■ Given problem
Starting at the first line of the listing below, retype each line up to and including the one that contains "groups.forEach((g) => groupBoundaries.add(g.from));". Leave pictures out.
** START **
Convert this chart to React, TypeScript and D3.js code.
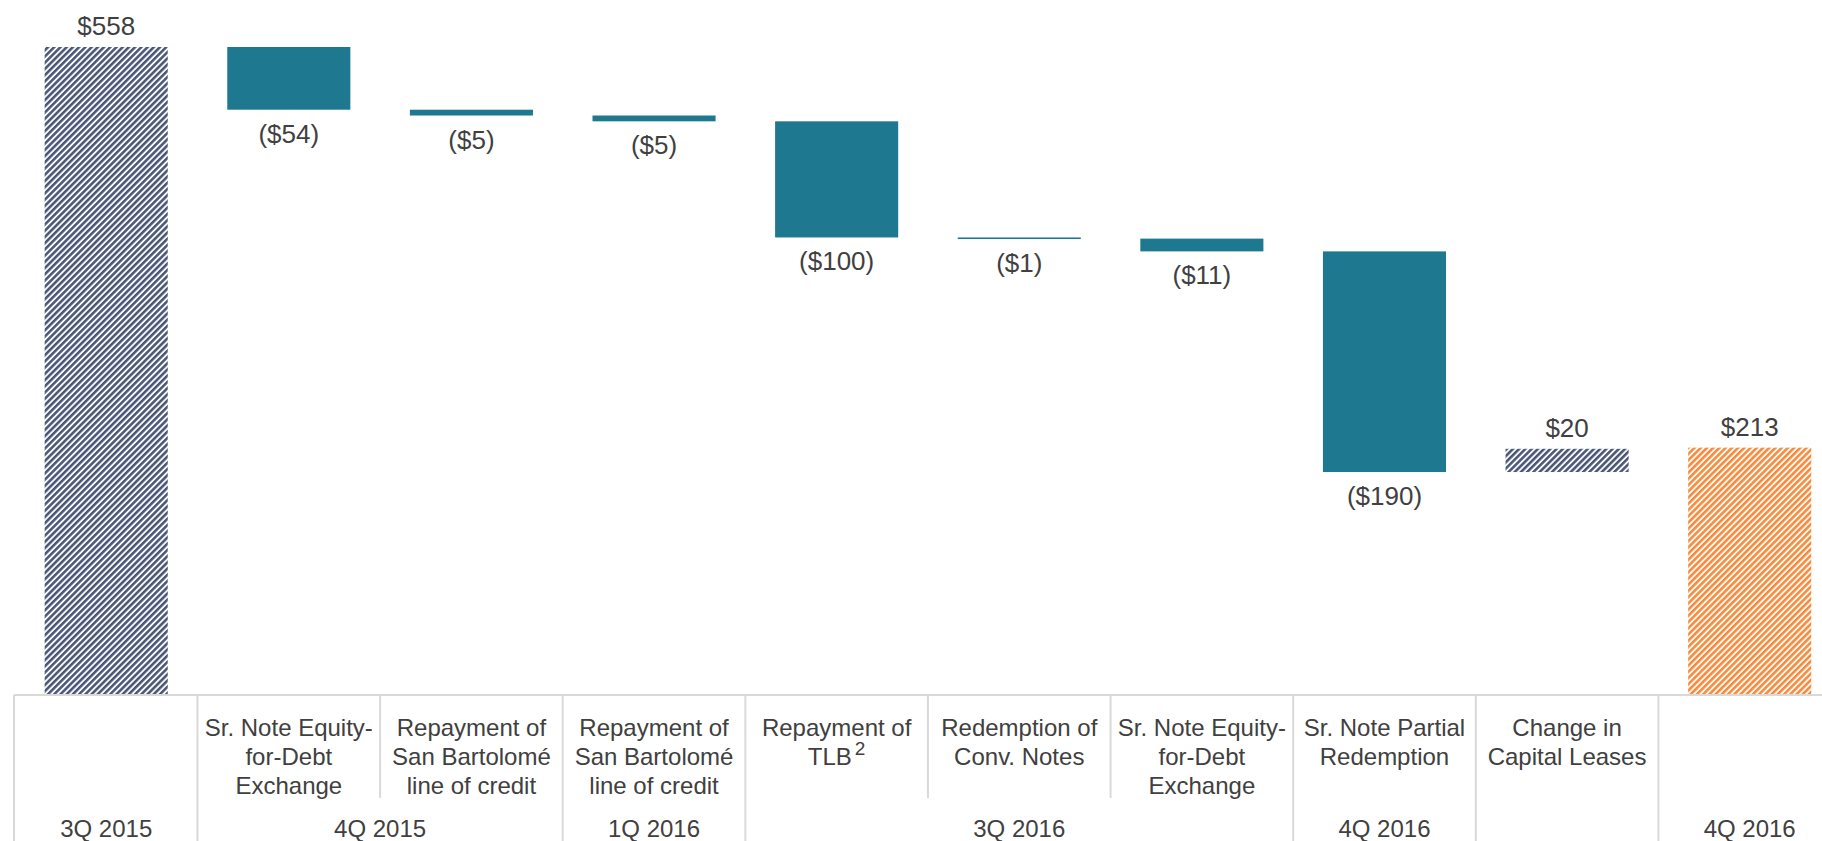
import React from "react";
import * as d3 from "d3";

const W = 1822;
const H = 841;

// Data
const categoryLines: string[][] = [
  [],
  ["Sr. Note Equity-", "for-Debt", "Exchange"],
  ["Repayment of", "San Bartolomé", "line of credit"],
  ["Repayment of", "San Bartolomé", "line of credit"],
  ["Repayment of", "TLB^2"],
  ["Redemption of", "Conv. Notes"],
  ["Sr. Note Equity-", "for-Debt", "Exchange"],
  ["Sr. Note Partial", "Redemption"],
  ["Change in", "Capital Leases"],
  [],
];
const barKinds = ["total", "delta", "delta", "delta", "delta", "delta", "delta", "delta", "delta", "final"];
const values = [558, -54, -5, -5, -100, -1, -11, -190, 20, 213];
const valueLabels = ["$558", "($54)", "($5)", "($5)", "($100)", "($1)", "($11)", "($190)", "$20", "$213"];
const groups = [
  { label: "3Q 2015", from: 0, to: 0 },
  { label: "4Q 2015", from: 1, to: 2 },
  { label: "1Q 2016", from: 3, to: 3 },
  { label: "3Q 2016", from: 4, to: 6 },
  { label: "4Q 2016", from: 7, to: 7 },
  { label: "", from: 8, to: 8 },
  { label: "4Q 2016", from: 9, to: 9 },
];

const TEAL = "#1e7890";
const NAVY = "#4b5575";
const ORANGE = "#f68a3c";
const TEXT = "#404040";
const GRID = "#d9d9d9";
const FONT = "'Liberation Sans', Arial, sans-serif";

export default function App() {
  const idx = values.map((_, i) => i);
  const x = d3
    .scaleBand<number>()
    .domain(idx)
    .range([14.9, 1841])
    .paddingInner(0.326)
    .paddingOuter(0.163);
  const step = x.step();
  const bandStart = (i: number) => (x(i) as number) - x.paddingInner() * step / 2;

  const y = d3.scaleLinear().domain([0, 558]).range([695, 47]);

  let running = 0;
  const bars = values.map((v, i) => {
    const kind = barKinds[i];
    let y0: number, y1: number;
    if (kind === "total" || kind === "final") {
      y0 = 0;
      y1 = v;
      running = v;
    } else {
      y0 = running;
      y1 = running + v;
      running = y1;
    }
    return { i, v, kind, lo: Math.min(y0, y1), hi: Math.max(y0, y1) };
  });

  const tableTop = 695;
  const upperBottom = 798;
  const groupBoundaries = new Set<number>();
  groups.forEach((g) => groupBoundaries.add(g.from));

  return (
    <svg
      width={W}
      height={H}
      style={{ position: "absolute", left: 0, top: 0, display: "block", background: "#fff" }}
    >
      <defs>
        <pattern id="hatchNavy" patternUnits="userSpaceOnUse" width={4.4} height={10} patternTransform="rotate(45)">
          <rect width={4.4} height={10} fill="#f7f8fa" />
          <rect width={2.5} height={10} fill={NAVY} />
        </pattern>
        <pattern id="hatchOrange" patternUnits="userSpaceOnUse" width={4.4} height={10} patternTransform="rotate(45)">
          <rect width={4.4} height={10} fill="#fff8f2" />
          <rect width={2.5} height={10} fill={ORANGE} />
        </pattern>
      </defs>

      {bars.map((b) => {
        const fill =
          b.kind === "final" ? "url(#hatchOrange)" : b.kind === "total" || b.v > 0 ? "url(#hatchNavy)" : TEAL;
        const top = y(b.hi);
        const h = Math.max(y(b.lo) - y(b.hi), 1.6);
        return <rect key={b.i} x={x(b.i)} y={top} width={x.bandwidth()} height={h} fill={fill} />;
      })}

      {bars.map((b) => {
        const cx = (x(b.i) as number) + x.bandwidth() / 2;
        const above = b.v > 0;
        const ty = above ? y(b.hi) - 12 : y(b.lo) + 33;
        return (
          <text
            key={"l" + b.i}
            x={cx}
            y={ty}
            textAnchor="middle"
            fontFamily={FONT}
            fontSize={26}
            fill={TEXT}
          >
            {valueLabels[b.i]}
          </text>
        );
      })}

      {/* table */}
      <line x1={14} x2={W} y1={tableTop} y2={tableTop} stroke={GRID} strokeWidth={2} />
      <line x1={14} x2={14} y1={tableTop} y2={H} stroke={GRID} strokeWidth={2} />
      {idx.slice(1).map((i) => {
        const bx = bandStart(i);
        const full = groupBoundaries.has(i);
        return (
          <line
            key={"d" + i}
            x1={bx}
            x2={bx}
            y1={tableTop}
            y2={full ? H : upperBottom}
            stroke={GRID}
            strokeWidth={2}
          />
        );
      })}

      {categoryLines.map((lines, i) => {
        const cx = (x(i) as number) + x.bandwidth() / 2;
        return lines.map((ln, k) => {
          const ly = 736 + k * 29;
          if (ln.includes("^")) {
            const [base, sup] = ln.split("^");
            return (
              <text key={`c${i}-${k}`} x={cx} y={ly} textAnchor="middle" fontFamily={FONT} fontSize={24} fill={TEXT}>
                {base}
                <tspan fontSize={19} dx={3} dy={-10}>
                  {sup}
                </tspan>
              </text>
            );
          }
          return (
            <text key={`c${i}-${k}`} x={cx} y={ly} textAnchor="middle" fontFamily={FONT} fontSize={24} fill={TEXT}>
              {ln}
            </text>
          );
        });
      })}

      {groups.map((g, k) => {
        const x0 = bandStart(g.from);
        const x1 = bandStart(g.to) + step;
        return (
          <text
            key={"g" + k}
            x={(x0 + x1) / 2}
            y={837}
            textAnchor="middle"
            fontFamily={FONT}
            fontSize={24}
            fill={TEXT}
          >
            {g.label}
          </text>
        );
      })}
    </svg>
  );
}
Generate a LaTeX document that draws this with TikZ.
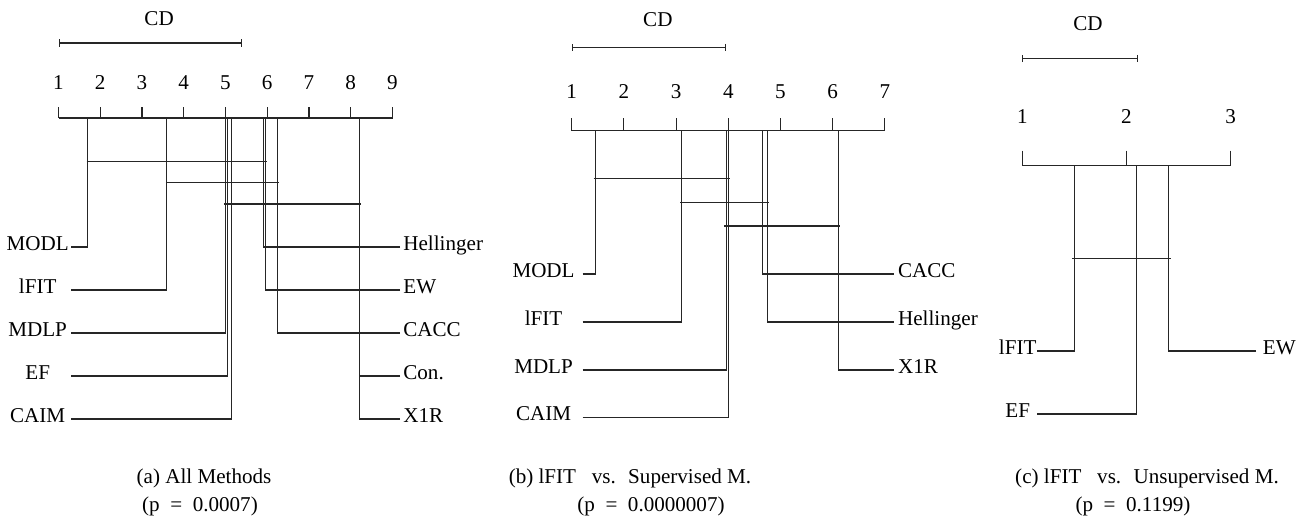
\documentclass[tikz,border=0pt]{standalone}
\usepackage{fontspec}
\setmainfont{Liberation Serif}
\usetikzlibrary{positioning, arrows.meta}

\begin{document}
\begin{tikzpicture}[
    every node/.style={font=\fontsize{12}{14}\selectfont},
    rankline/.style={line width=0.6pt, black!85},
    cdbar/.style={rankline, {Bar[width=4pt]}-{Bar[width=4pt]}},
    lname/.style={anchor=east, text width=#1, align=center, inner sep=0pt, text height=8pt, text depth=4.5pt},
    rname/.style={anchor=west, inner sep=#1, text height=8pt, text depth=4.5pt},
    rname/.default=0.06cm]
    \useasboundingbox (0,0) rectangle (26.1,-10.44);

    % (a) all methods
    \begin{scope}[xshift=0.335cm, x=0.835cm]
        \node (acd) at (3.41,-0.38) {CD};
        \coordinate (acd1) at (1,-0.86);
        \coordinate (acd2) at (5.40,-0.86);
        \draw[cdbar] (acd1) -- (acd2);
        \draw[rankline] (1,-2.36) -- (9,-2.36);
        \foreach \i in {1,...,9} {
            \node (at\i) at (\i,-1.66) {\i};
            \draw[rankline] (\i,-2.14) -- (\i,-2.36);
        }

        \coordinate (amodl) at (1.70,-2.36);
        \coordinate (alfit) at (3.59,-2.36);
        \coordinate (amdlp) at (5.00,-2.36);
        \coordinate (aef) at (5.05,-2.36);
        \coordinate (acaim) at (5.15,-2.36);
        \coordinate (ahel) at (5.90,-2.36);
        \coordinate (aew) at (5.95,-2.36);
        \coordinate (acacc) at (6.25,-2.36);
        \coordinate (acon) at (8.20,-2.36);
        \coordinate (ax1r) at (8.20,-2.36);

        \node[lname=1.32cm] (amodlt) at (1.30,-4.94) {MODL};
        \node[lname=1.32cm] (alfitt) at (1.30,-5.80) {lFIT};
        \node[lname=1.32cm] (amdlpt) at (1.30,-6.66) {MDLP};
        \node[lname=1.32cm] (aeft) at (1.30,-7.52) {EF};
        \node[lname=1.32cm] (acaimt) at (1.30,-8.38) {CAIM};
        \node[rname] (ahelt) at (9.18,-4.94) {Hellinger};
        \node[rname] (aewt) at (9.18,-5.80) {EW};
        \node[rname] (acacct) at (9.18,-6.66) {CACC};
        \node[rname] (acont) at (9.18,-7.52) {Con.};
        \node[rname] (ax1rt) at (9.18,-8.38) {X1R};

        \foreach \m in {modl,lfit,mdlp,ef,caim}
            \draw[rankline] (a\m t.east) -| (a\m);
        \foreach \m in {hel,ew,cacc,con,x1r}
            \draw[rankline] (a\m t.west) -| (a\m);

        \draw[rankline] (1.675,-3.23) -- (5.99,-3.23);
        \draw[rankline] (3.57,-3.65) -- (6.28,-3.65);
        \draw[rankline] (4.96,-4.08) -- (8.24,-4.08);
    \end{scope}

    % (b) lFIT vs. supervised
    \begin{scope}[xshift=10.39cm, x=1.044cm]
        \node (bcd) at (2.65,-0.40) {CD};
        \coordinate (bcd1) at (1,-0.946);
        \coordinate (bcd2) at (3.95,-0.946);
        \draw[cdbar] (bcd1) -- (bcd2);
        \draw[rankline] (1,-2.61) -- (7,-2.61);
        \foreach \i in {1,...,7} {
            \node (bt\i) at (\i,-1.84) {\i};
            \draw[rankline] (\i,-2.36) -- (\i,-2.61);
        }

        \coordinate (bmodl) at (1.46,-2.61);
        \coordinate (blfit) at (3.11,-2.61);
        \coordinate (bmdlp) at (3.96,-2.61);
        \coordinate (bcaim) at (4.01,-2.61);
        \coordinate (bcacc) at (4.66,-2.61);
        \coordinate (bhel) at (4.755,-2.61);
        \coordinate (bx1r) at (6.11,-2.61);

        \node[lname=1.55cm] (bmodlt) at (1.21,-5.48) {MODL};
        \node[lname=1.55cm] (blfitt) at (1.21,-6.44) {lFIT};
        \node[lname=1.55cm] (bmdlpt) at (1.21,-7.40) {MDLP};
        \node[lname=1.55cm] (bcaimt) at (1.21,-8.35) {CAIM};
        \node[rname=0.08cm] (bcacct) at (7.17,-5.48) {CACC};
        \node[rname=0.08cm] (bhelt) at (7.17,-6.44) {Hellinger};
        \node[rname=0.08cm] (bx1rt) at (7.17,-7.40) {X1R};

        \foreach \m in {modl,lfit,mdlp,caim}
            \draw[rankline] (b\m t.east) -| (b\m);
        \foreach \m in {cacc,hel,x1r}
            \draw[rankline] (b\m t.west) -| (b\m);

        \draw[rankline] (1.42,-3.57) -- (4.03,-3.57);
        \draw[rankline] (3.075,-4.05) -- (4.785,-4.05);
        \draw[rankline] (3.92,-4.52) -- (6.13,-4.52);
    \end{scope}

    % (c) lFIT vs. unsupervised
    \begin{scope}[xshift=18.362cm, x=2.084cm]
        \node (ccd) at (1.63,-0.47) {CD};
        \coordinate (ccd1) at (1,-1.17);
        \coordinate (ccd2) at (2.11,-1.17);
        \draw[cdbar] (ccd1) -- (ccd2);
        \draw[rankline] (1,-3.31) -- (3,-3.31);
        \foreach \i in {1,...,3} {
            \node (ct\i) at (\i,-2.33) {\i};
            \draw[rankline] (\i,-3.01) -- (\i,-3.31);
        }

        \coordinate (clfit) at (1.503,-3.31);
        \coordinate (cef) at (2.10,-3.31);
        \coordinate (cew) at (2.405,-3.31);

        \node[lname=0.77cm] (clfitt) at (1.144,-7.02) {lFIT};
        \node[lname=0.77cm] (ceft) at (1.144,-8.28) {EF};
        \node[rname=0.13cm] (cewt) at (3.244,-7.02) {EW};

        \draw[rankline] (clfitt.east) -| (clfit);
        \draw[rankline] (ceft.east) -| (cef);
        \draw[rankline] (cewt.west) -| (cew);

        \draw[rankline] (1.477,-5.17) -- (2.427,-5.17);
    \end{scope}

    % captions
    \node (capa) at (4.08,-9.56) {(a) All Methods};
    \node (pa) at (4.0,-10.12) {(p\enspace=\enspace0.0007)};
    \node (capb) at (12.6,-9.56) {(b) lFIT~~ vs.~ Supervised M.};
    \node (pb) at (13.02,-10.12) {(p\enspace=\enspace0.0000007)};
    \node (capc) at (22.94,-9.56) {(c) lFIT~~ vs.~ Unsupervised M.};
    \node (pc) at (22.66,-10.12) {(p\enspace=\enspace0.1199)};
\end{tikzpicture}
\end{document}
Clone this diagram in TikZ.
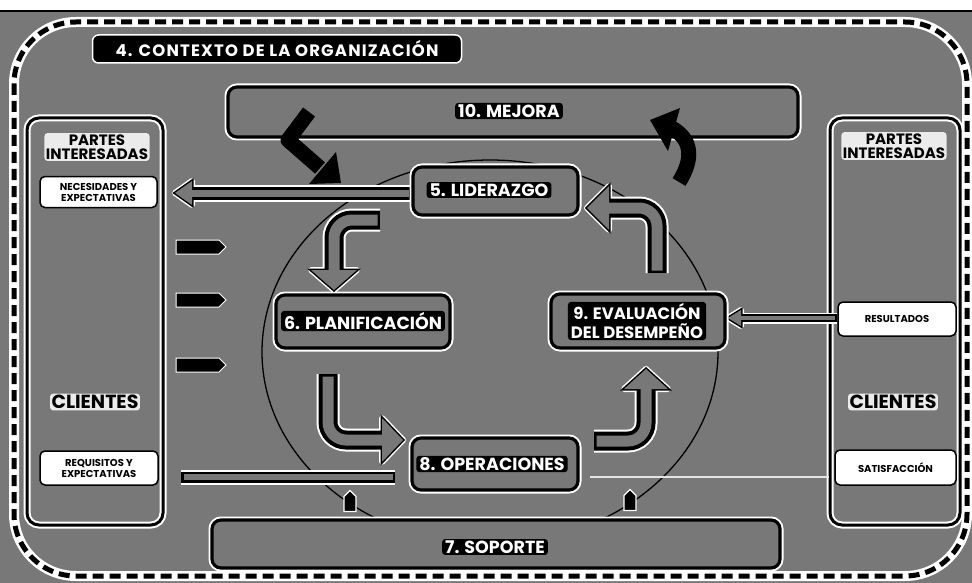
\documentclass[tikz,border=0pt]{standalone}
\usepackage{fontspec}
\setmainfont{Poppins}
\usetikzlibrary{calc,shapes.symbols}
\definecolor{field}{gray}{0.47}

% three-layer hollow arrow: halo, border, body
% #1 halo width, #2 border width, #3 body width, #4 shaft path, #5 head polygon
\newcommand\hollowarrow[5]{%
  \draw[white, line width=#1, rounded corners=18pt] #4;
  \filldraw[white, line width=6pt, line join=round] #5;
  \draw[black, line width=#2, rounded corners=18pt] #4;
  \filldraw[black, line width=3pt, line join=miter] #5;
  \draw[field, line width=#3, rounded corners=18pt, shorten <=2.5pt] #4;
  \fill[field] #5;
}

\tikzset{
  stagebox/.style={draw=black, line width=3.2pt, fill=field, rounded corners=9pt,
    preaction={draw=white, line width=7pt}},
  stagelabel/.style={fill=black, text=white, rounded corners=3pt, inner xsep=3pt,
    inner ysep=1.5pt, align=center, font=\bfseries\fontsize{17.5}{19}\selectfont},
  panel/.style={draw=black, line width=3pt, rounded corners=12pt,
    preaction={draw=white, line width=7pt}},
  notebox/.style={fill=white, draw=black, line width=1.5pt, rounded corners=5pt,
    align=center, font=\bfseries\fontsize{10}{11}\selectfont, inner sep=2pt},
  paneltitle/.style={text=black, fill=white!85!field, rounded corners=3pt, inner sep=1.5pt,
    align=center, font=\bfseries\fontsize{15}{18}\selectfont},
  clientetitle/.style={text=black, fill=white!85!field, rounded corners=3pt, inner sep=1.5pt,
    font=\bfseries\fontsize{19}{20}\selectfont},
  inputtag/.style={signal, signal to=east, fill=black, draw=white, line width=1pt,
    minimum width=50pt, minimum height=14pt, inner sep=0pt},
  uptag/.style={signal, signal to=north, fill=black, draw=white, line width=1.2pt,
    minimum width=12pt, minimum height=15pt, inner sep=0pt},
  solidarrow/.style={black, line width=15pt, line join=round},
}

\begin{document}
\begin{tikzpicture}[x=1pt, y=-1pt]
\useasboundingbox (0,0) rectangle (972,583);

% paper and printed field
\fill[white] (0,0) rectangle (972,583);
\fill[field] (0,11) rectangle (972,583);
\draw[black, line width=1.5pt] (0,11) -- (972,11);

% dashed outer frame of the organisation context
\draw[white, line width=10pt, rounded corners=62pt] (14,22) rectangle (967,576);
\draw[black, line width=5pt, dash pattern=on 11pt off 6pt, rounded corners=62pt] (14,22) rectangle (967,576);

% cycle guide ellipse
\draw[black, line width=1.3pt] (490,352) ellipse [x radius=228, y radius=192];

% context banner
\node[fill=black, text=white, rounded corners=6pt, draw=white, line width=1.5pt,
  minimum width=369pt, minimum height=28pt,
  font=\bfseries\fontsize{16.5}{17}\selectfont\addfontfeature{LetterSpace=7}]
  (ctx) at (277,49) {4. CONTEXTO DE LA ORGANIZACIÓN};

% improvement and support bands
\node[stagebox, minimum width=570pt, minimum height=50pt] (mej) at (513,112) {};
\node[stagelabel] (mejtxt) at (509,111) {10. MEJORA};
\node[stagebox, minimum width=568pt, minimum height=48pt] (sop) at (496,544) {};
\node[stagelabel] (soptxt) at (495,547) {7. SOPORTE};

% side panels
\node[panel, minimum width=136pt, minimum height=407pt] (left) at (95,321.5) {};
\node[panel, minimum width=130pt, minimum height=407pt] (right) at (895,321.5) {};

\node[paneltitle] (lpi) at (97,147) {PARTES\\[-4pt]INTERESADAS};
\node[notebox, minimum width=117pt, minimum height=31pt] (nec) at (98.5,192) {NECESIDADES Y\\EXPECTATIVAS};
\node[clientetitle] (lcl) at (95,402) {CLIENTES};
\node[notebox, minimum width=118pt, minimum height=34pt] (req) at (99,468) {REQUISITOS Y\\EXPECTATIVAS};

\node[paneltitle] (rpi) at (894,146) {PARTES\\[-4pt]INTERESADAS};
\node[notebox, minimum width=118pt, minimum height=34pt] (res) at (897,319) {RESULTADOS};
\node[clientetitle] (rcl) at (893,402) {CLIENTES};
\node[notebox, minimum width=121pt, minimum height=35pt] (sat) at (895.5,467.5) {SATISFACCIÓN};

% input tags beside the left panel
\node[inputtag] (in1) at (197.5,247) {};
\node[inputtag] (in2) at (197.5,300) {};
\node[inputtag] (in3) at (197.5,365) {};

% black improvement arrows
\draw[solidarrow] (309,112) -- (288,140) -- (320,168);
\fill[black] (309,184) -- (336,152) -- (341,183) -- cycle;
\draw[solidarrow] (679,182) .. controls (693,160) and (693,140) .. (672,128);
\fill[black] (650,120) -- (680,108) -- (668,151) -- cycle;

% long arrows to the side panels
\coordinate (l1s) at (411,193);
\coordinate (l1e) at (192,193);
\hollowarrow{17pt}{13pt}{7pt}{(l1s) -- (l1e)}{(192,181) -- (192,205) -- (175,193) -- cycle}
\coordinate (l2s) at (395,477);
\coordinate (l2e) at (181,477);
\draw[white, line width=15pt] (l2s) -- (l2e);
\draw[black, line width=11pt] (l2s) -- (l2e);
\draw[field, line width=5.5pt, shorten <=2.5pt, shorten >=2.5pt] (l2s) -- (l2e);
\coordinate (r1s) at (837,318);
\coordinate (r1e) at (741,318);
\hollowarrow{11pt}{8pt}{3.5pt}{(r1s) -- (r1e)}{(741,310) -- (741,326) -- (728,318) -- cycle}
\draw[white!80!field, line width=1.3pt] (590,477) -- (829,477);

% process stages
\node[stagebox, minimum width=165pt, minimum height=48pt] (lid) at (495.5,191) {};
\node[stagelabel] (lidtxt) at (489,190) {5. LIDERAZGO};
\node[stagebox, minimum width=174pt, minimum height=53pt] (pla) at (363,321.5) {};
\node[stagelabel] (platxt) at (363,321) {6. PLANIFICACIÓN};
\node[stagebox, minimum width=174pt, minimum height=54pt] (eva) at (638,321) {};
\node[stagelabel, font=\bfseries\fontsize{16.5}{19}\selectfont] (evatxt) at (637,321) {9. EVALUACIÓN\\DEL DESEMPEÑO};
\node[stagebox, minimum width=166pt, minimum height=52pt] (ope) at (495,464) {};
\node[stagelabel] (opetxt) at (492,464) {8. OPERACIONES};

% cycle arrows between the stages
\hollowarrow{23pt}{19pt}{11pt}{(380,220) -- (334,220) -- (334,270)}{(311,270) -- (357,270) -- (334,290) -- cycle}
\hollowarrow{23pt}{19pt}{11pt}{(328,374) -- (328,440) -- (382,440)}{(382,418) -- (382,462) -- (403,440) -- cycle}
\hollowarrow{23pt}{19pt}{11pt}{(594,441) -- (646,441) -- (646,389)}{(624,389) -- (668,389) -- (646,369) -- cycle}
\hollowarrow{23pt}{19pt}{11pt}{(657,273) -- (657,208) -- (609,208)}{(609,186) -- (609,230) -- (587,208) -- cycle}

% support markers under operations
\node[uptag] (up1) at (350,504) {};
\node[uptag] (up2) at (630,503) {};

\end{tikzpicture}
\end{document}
** END **
■ Correct result
Convert this chart to React, TypeScript and D3.js code.
import React from "react";
import * as d3 from "d3";

const W = 1822;
const H = 841;

// Data
const categoryLines: string[][] = [
  [],
  ["Sr. Note Equity-", "for-Debt", "Exchange"],
  ["Repayment of", "San Bartolomé", "line of credit"],
  ["Repayment of", "San Bartolomé", "line of credit"],
  ["Repayment of", "TLB^2"],
  ["Redemption of", "Conv. Notes"],
  ["Sr. Note Equity-", "for-Debt", "Exchange"],
  ["Sr. Note Partial", "Redemption"],
  ["Change in", "Capital Leases"],
  [],
];
const barKinds = ["total", "delta", "delta", "delta", "delta", "delta", "delta", "delta", "delta", "final"];
const values = [558, -54, -5, -5, -100, -1, -11, -190, 20, 213];
const valueLabels = ["$558", "($54)", "($5)", "($5)", "($100)", "($1)", "($11)", "($190)", "$20", "$213"];
const groups = [
  { label: "3Q 2015", from: 0, to: 0 },
  { label: "4Q 2015", from: 1, to: 2 },
  { label: "1Q 2016", from: 3, to: 3 },
  { label: "3Q 2016", from: 4, to: 6 },
  { label: "4Q 2016", from: 7, to: 7 },
  { label: "", from: 8, to: 8 },
  { label: "4Q 2016", from: 9, to: 9 },
];

const TEAL = "#1e7890";
const NAVY = "#4b5575";
const ORANGE = "#f68a3c";
const TEXT = "#404040";
const GRID = "#d9d9d9";
const FONT = "'Liberation Sans', Arial, sans-serif";

export default function App() {
  const idx = values.map((_, i) => i);
  const x = d3
    .scaleBand<number>()
    .domain(idx)
    .range([14.9, 1841])
    .paddingInner(0.326)
    .paddingOuter(0.163);
  const step = x.step();
  const bandStart = (i: number) => (x(i) as number) - x.paddingInner() * step / 2;

  const y = d3.scaleLinear().domain([0, 558]).range([695, 47]);

  let running = 0;
  const bars = values.map((v, i) => {
    const kind = barKinds[i];
    let y0: number, y1: number;
    if (kind === "total" || kind === "final") {
      y0 = 0;
      y1 = v;
      running = v;
    } else {
      y0 = running;
      y1 = running + v;
      running = y1;
    }
    return { i, v, kind, lo: Math.min(y0, y1), hi: Math.max(y0, y1) };
  });

  const tableTop = 695;
  const upperBottom = 798;
  const groupBoundaries = new Set<number>();
  groups.forEach((g) => groupBoundaries.add(g.from));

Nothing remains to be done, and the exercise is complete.